At the time, a camera crew was following Foley for part of the documentary called Beyond the Mat. And the documentary shows footage of Foley's wife and two youngest children cringing and crying at the beating he was taking with the blows from the steel char. The visuals were so excruciating for his family to watch that they left their ring-side seats before the match was over.

The documentary showed Foley backstage after the match consoling his children despite his face being covered in blood, trying to tell them he was OK. In the film, Foley later sits in his living room and watches the tape of the reactions of his wife and kids.

"That was one of a few eye openers. But there were others, too," Foley said. "I decided to get out of full-time wrestling while I still functioned at a fairly high rate. Of course, I didn't think I'd still be in the ring for sporadic matches 12 years later, but who knew the economy was going to collapse a couple times.
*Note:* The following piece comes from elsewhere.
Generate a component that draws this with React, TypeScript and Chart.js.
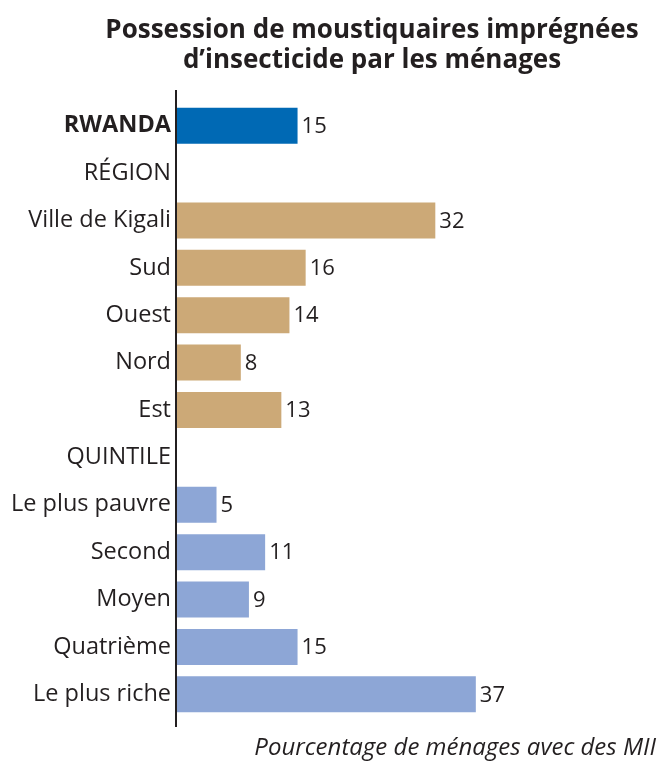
import { useEffect, useRef } from "react";
import { Chart, registerables } from "chart.js";

Chart.register(...registerables);

const categories = [
  "RWANDA",
  "RÉGION",
  "Ville de Kigali",
  "Sud",
  "Ouest",
  "Nord",
  "Est",
  "QUINTILE",
  "Le plus pauvre",
  "Second",
  "Moyen",
  "Quatrième",
  "Le plus riche",
];
const values: (number | null)[] = [15, null, 32, 16, 14, 8, 13, null, 5, 11, 9, 15, 37];
const groups = [
  "total",
  "header",
  "region",
  "region",
  "region",
  "region",
  "region",
  "header",
  "quintile",
  "quintile",
  "quintile",
  "quintile",
  "quintile",
];
const groupColors: Record<string, string> = {
  total: "#0069B4",
  region: "#CCA977",
  quintile: "#8DA6D6",
  header: "rgba(0,0,0,0)",
};
const titleLines = ["Possession de moustiquaires imprégnées", "d’insecticide par les ménages"];
const xAxisTitle = "Pourcentage de ménages avec des MII";

const FONT = "'Open Sans', sans-serif";
const TEXT = "#231F20";

export default function App() {
  const ref = useRef<HTMLCanvasElement>(null);

  useEffect(() => {
    document.body.style.margin = "0";
    const overlay = {
      id: "overlay",
      afterDraw(chart: any) {
        const { ctx, chartArea } = chart;
        ctx.save();
        ctx.strokeStyle = TEXT;
        ctx.lineWidth = 2;
        ctx.beginPath();
        ctx.moveTo(chartArea.left, chartArea.top - 12);
        ctx.lineTo(chartArea.left, chartArea.bottom + 9);
        ctx.stroke();

        const meta = chart.getDatasetMeta(0);
        ctx.font = `22px ${FONT}`;
        ctx.fillStyle = TEXT;
        ctx.textBaseline = "middle";
        ctx.textAlign = "left";
        meta.data.forEach((bar: any, i: number) => {
          const v = values[i];
          if (v == null) return;
          ctx.fillText(String(v), bar.x + 4, bar.y + 1);
        });

        ctx.font = `bold 26px ${FONT}`;
        ctx.textAlign = "center";
        titleLines.forEach((t, i) => ctx.fillText(t, 372, 31 + i * 30));

        ctx.font = `italic 24px ${FONT}`;
        ctx.textAlign = "right";
        ctx.fillText(xAxisTitle, 656, 748);
        ctx.restore();
      },
    };

    const chart = new Chart(ref.current!, {
      type: "bar",
      data: {
        labels: categories,
        datasets: [
          {
            data: values as any,
            backgroundColor: groups.map((g) => groupColors[g]),
            borderWidth: 0,
            barPercentage: 0.76,
            categoryPercentage: 1,
          },
        ],
      },
      options: {
        indexAxis: "y",
        animation: false,
        responsive: true,
        maintainAspectRatio: false,
        layout: { padding: { top: 102, bottom: 46, left: 0, right: 12 } },
        plugins: {
          legend: { display: false },
          tooltip: { enabled: false },
          title: { display: false },
        },
        scales: {
          x: { min: 0, max: 58, display: false },
          y: {
            grid: { display: false },
            border: { display: false },
            ticks: {
              color: TEXT,
              padding: -3,
              font: (c: any) => ({
                family: FONT,
                size: 23.5,
                weight: c.index === 0 ? "bold" : "normal",
              }),
            },
            afterFit: (s: any) => {
              s.width = 176;
            },
          },
        },
      },
      plugins: [overlay],
    });
    return () => chart.destroy();
  }, []);

  return (
    <div style={{ position: "relative", width: 658, height: 764 }}>
      <canvas ref={ref} />
    </div>
  );
}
I haven't had a match in a year and I'm not planning on doing another one. But once a year, or twice a year probably wouldn't be the worst thing in the world."

It was those two hardcore type of matches that made Foley change his character Mankind from the deranged lunatic to a fun and humorous wrestler with a sock puppet named Mr. Socko that helped apply his finishing move, the mandible claw.

"That Mankind made people laugh and smile which is more important than the Mankind who made people wince and cringe," Foley said. "By the time I retired, I had a pretty large audience of kids who like the humorous aspect of the characters. By bringing in the humor I was able to extend my career for a couple years. Clearly you can't just go along absorbing huge impact every night for a number of years."

Foley went as long as he could absorbing those high impact blows. And because of it, he's become a legend in the business of wrestling. And that's why, even as he hobbles to the pitcher's mound in the home of a short-season Class A baseball team like the Williamsport Crosscutters, he can still elicit a reaction from the fans only matched by a walk-off win.